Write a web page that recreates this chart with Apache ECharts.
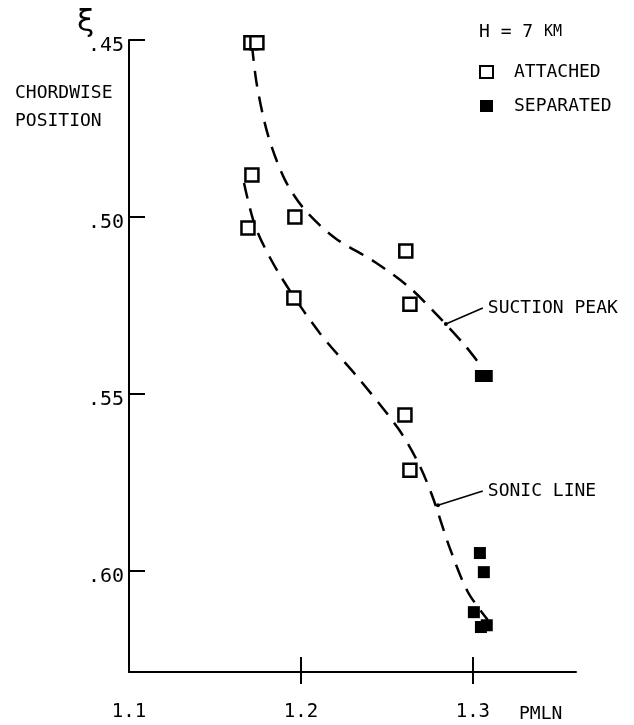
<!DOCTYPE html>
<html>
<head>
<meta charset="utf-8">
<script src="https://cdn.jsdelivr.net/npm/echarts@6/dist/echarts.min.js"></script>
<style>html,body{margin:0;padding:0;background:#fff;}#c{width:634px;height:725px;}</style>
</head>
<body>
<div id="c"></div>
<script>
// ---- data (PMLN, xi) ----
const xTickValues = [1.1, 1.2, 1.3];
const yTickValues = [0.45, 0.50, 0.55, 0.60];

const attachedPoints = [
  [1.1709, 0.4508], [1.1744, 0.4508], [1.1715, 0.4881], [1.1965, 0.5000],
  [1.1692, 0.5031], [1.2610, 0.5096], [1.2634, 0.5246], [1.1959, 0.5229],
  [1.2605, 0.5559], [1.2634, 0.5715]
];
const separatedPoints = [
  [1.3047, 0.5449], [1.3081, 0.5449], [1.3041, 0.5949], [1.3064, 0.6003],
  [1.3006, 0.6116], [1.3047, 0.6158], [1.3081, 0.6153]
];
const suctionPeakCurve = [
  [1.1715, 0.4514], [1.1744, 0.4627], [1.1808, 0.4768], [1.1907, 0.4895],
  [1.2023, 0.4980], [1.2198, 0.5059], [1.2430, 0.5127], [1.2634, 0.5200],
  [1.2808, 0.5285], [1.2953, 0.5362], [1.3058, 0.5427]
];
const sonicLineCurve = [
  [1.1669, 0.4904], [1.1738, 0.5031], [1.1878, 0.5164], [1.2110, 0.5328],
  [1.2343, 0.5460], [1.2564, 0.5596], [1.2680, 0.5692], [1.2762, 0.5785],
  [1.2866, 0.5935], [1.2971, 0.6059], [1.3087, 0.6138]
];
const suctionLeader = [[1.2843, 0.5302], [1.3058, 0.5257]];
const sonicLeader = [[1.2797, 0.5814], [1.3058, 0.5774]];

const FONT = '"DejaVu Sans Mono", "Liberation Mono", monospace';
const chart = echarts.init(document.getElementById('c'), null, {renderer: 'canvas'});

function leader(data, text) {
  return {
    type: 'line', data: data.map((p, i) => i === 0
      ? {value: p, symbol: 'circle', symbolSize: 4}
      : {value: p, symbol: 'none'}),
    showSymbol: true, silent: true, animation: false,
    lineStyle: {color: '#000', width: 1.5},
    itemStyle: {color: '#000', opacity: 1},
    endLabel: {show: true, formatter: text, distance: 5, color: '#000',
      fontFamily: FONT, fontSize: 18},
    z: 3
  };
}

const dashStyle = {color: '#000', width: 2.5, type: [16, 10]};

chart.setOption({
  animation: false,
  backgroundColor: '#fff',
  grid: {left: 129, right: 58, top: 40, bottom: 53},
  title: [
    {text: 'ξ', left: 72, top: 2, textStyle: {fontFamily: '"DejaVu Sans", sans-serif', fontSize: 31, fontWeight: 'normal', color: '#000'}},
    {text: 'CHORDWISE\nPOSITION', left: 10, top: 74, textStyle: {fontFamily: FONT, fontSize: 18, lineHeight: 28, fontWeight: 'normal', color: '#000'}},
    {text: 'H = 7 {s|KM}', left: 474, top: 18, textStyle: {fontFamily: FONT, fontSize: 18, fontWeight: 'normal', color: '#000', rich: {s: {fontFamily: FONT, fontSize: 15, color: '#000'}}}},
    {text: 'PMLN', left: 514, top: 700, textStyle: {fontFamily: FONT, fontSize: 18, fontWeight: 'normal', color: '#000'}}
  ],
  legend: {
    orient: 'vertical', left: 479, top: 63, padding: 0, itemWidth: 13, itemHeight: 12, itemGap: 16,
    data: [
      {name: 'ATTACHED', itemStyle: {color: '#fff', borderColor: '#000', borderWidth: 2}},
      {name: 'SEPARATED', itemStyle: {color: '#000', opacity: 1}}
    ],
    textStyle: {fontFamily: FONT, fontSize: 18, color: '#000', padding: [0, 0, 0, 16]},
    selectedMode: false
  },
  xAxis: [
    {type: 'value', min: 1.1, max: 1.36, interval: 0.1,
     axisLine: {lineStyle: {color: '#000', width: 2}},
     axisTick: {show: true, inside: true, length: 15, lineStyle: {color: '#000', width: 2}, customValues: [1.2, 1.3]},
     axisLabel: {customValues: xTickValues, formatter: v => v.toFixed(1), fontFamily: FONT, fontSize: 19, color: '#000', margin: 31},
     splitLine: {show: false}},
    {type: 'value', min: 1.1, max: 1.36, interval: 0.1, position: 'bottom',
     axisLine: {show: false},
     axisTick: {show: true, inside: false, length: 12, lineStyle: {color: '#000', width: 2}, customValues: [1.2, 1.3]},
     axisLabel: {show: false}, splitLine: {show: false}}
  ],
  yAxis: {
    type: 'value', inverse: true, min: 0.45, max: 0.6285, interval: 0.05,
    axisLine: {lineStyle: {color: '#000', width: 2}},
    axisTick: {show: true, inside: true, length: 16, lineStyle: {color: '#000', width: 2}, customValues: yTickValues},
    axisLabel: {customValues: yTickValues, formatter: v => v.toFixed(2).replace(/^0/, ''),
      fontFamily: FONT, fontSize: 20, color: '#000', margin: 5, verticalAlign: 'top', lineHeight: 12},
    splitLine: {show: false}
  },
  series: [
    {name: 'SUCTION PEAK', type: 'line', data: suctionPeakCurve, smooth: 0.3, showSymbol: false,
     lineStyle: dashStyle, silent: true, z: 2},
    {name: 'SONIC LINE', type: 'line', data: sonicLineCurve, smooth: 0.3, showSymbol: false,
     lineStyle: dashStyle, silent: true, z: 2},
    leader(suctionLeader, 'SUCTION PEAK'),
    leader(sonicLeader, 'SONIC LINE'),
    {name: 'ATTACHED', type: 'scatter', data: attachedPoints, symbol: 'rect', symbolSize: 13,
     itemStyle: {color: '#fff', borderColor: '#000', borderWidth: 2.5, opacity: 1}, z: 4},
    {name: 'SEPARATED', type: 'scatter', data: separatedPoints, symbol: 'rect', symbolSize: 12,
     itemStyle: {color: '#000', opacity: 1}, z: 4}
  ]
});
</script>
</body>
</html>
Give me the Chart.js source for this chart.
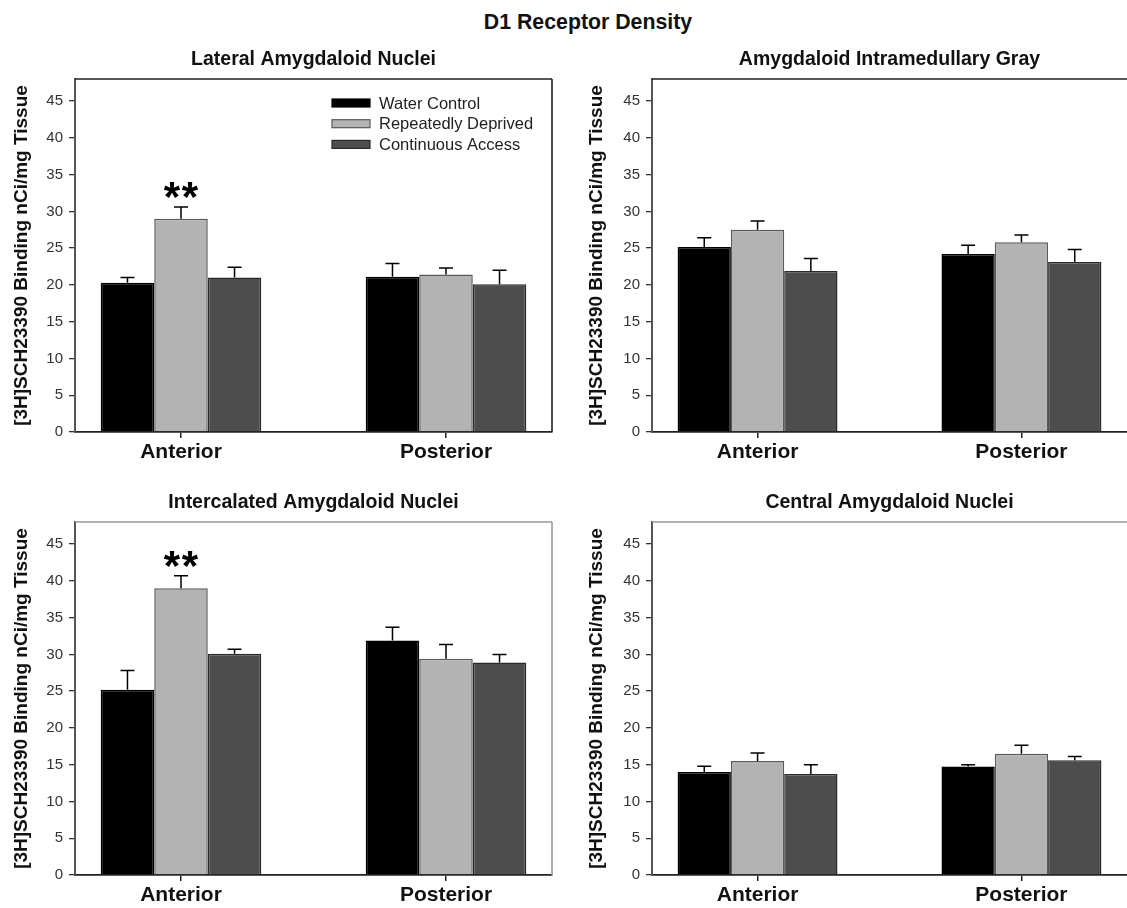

Request
Your task is to repeat the opening line of the entries above and each line after it, ending with the line that has "const yTickValues = [0.45, 0.50, 0.55, 0.60];". Do not include the pictures.

Solution for this exercise
Write a web page that recreates this chart with Apache ECharts.
<!DOCTYPE html>
<html>
<head>
<meta charset="utf-8">
<script src="https://cdn.jsdelivr.net/npm/echarts@6/dist/echarts.min.js"></script>
<style>html,body{margin:0;padding:0;background:#fff;}#c{width:634px;height:725px;}</style>
</head>
<body>
<div id="c"></div>
<script>
// ---- data (PMLN, xi) ----
const xTickValues = [1.1, 1.2, 1.3];
const yTickValues = [0.45, 0.50, 0.55, 0.60];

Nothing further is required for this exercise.